Obama’s 2010 budget proposal, sent to Congress last spring, held spending on Ares 5 to about $25 million annually through 2014, a drastic departure from Bush’s final budget, which called for spending $2.5 billion on the rocket through 2013.

While Obama’s 2011 budget proposal devotes a total of $3.1 billion to a new heavy-lift and propulsion research and development effort, NASA officials have not said how much of that money would be spent on heavy-lift technologies, such as new first-stage rocket engines, versus in-space propulsion and other “foundational, basic propulsion research” mentioned in NASA budget charts.

These charts said NASA’s projects could include commercial, academic and international partnerships.

Bolden said greater reliance on international partnerships would be one of the biggest changes NASA would see under his leadership.

“We’re going to put international partners in the critical path, which means they may develop a system that we know how to do, but we don’t know how to do it as well as they do,” Bolden said.

Bolden also told reporters that while Obama’s proposal would not see U.S. astronauts leave low Earth orbit for “the next couple of decades,” the president’s approach would allow NASA to develop “game-changing” technologies with the help of international partners that could hasten NASA’s ambition to explore the solar system.

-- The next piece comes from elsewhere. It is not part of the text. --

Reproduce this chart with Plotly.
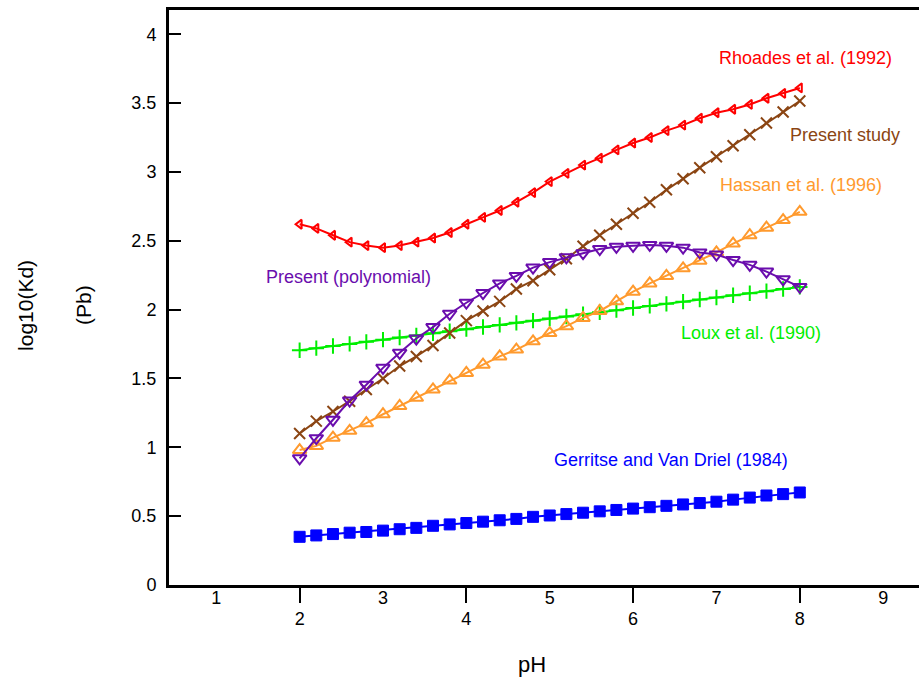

“I think we can speed our ability to get to places beyond low Earth orbit,” Bolden said during the news conference. “We’re not destroying anything, and in fact we probably are not even impeding our ability to get there, we may get there more rapidly, by opening up the partnership to international partners. That makes available to me other types of propulsion systems, or other types of spaceflight systems that I may not be able to develop with the rapidity that I would like. So we may in fact be able to get to some of these destinations quicker. It’s too early to know.”